Kensington and Chelsea in “unprecedented” move to cut LGPS employer contributions to zero
Kensington and Chelsea local authority pension fund’s investment committee have defied actuarial advice to vote through the change – and could face backlash from central government, members and the regulator.
The move has been described as “unprecedented” by the pension fund’s own officers.
Council documents show that officers and the scheme actuary have warned of potential legal action from the Ministry of Housing, Communities and Local Government (MHCLG) and the Pensions Regulator.
The pension fund, part of the Local Government Pension Scheme (LGPS), had a funding level of 207% as of 30 June 2024 and expects this strong position to be maintained following its next triennial valuation.
The borough council pushed for a review of the employer contribution rate in light of the strong funding position. The contribution rate was initially set at 15% for 2025-26, following the fund’s 2022 valuation.
At a meeting of the investment committee on 4 February, councillors agreed to reduce this rate to zero as it believed this would not materially affect the pension fund’s position.
However, the fund’s actuary refused to endorse the move and has warned that central government could intervene if the council goes ahead.
The council had sought legal advice on its ability to reduce the rate without actuarial certification.
Reducing the employer contribution rate
In his written report to the committee, Steven Scott of Hymans Robertson acknowledged the improved funding position of the pension fund and proposed a reduced employer contribution of 7.5% – half the original rate.
Pension fund officers supported this decision, according to council documents, and the council has already earmarked savings of approximately £7.3m from this move to be transferred into a “budget stabilisation reserve”.
Previous savings from lower contributions have been redirected towards financial support for victims of the 2017 Grenfell Tower fire.
But in an additional note outlining a conversation with key staff on the potential zero rate, Scott warned that “the necessary analysis, due diligence and consultation required” for a zero contribution level “has not happened”.
He agreed with the council’s assertion that the zero rate would not materially affect the pension fund’s position, but warned of several ramifications of the decision.
The rate will apply to the council in its capacity as an employer for the scheme, as well as local education authority schools. Other employers’ rates will not change.
Government and members could object, actuary warns
“MHCLG, in particular, have been vocal in their opposition to contribution reviews for reasons of a change in the council covenant or due to financial hardship,” Scott said.
“The payment of a nil rate would be flagged to MHCLG and, in my view, it is likely that they would investigate and possibly intervene if they were of the view that the reasons for the contribution review are not consistent with the regulatory regime.”
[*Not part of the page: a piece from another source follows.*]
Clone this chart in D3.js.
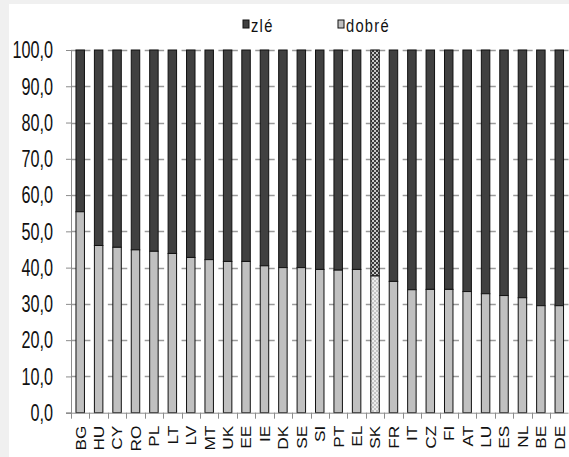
<!DOCTYPE html>
<html>
<head>
<meta charset="utf-8">
<script src="https://cdn.jsdelivr.net/npm/d3@7"></script>
<style>
  html, body { margin: 0; padding: 0; background: #f0f0f0; }
  svg { display: block; }
</style>
</head>
<body>
<svg id="chart" width="569" height="457"></svg>
<script>
// ---- data ----
const categories = ["BG","HU","CY","RO","PL","LT","LV","MT","UK","EE","IE","DK","SE","SI","PT","EL","SK","FR","IT","CZ","FI","AT","LU","ES","NL","BE","DE"];
const dobre = [55.4,46.1,45.6,44.9,44.5,43.9,42.8,42.2,41.7,41.7,40.5,40.0,40.0,39.5,39.3,39.5,37.7,36.2,33.9,34.0,34.0,33.4,32.8,32.3,31.7,29.5,29.5];
const zle = [44.6,53.9,54.4,55.1,55.5,56.1,57.2,57.8,58.3,58.3,59.5,60.0,60.0,60.5,60.7,60.5,62.3,63.8,66.1,66.0,66.0,66.6,67.2,67.7,68.3,70.5,70.5];
const seriesNames = ["zlé", "dobré"];
const yTicks = [0,10,20,30,40,50,60,70,80,90,100];
const highlighted = ["SK"];

const svg = d3.select("#chart");
// white chart area
svg.append("rect").attr("x", 9).attr("y", 4).attr("width", 560).attr("height", 453).attr("fill", "#fff");

// patterns for highlighted bar
const defs = svg.append("defs");
const pd = defs.append("pattern").attr("id", "patDark").attr("patternUnits", "userSpaceOnUse")
  .attr("width", 4).attr("height", 4);
pd.append("rect").attr("width", 4).attr("height", 4).attr("fill", "#3a3a3a");
pd.append("rect").attr("x", 0).attr("y", 0).attr("width", 2).attr("height", 2).attr("fill", "#c8c8c8");
pd.append("rect").attr("x", 2).attr("y", 2).attr("width", 2).attr("height", 2).attr("fill", "#c8c8c8");
const pl = defs.append("pattern").attr("id", "patLight").attr("patternUnits", "userSpaceOnUse")
  .attr("width", 4).attr("height", 4);
pl.append("rect").attr("width", 4).attr("height", 4).attr("fill", "#c4c4c4");
pl.append("rect").attr("x", 0).attr("y", 0).attr("width", 2).attr("height", 2).attr("fill", "#ececec");
pl.append("rect").attr("x", 2).attr("y", 2).attr("width", 2).attr("height", 2).attr("fill", "#ececec");

const x = d3.scaleBand().domain(categories).range([71, 568.5]).paddingInner(0.54).paddingOuter(0.27);
const y = d3.scaleLinear().domain([0, 100]).range([412.7, 50]);

// gridlines
const step = x.step();
svg.append("g").selectAll("line").data(yTicks.filter(t => t > 0)).join("line")
  .attr("x1", 71).attr("x2", 568.5)
  .attr("y1", d => Math.round(y(d)) + 0.5).attr("y2", d => Math.round(y(d)) + 0.5)
  .attr("stroke", "#9a9a9a").attr("stroke-width", 1.3)
  .attr("stroke-dasharray", `${step + 1},${step - 1}`);

// y axis
const yAxis = d3.axisLeft(y).tickValues(yTicks).tickSize(5).tickFormat(d => d3.format(".1f")(d).replace(".", ","));
const gy = svg.append("g").attr("transform", "translate(71,0)").call(yAxis);
gy.select(".domain").attr("stroke", "#8c8c8c");
gy.selectAll(".tick line").attr("stroke", "#8c8c8c");
gy.selectAll(".tick text").remove();
svg.append("g").selectAll("g").data(yTicks).join("g")
  .attr("transform", d => `translate(53,${y(d)}) scale(0.9,1.28)`)
  .append("text")
  .attr("text-anchor", "end").attr("dy", "0.36em")
  .attr("font-family", "Liberation Sans, Arial, sans-serif").attr("font-size", 18)
  .attr("fill", "#111")
  .text(d => d3.format(".1f")(d).replace(".", ","));

// bars
const bars = svg.append("g");
categories.forEach((c, i) => {
  const hl = highlighted.includes(c);
  bars.append("rect")
    .attr("x", x(c)).attr("width", x.bandwidth())
    .attr("y", y(dobre[i] + zle[i])).attr("height", y(dobre[i]) - y(dobre[i] + zle[i]))
    .attr("fill", hl ? "url(#patDark)" : "#404040").attr("stroke", "#111").attr("stroke-width", 1);
  bars.append("rect")
    .attr("x", x(c)).attr("width", x.bandwidth())
    .attr("y", y(dobre[i])).attr("height", y(0) - y(dobre[i]))
    .attr("fill", hl ? "url(#patLight)" : "#c0c0c0").attr("stroke", "#111").attr("stroke-width", 1);
});

// x axis
const gx = svg.append("g").attr("transform", `translate(0,${y(0)})`);
gx.append("line").attr("x1", 66).attr("x2", 568.5).attr("y1", 0.5).attr("y2", 0.5).attr("stroke", "#8c8c8c");
gx.selectAll("line.tk").data(d3.range(categories.length + 1)).join("line").attr("class", "tk")
  .attr("x1", i => Math.round(71 + i * step) + 0.5).attr("x2", i => Math.round(71 + i * step) + 0.5)
  .attr("y1", 0).attr("y2", 6).attr("stroke", "#8c8c8c");
gx.selectAll("g.lbl").data(categories).join("g").attr("class", "lbl")
  .attr("transform", d => `translate(${x(d) + x.bandwidth() / 2},13) rotate(-90) scale(1.15,1)`)
  .append("text")
  .attr("text-anchor", "end").attr("dy", "0.36em")
  .attr("font-family", "Liberation Sans, Arial, sans-serif").attr("font-size", 15)
  .attr("fill", "#111")
  .text(d => d);

// legend
const legend = svg.append("g");
const legX = [243, 338];
const legFill = ["#404040", "#c0c0c0"];
seriesNames.forEach((s, i) => {
  legend.append("rect").attr("x", legX[i]).attr("y", 20).attr("width", 6).attr("height", 8)
    .attr("fill", legFill[i]).attr("stroke", "#111").attr("stroke-width", 1);
  legend.append("g").attr("transform", `translate(${legX[i] + 8},25) scale(1.05,1.3)`)
    .append("text").attr("dy", "0.36em")
    .attr("font-family", "Liberation Sans, Arial, sans-serif").attr("font-size", 14)
    .attr("letter-spacing", 1.2)
    .attr("fill", "#111").text(s);
});
</script>
</body>
</html>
Scott also highlighted that pension fund members could raise objections to employers benefitting from the surplus position while the members’ average contribution rate remains at 7.3%.
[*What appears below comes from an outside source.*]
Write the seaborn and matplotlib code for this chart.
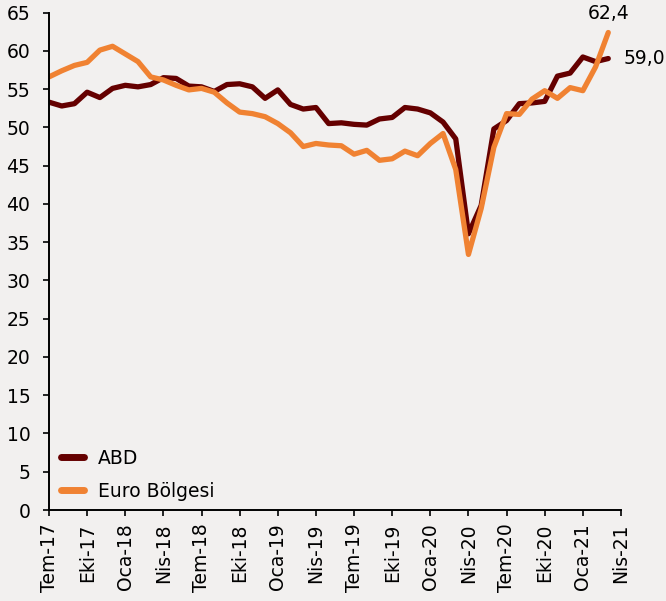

“We would expect any decision to set a nil rate to be fiercely contested by member representatives, at both a local and national level,” he said.
“We know from our experience sitting on national LGPS groups that member representatives are concerned about the cost of the scheme to members, and that any reduction in employer costs to a level below the member cost would be opposed on the basis that members should also be benefiting from a surplus that they contributed towards.”
Scott and pension fund officers also highlighted that the decision could set an expectation among employers that a zero rate is sustainable beyond the 2025-26 financial year.
Budget pressures putting staff in “difficult position”
Tim Gilbert, partner at LCP, said reducing the employer contribution to zero could save the Kensington and Chelsea council more than £10m, based on last year’s data, or approximately 6% of its annual budget.
The council is currently expecting a 7.5% contribution rate for 2024-25, according to budget documents. Council leaders will discuss the borough’s budget at a meeting on 12 February.
In a post on LinkedIn, Gilbert said: “It is obviously not simple to adjust the contribution rates mid-valuation cycle, and there is plenty of guidance from the Scheme Advisory Board on what should (and should not) be allowed for.
“This puts fund actuaries and council members in a difficult position and is exactly why we and others having been calling for updated guidance reflecting the current position of many LGPS funds and pressure on councils.”
It comes as many councils are struggling with reduced budgets and cost cutting.
Councillor Roger Phillips, chair of the Scheme Advisory Board, wrote to council finance chiefs last week urging them not to cut the budgets of their pension teams because they may suffer consequences if they fail on service delivery.
At the same time, the government is exploring how to give private sector defined benefit pension schemes more powers to free up surplus assets.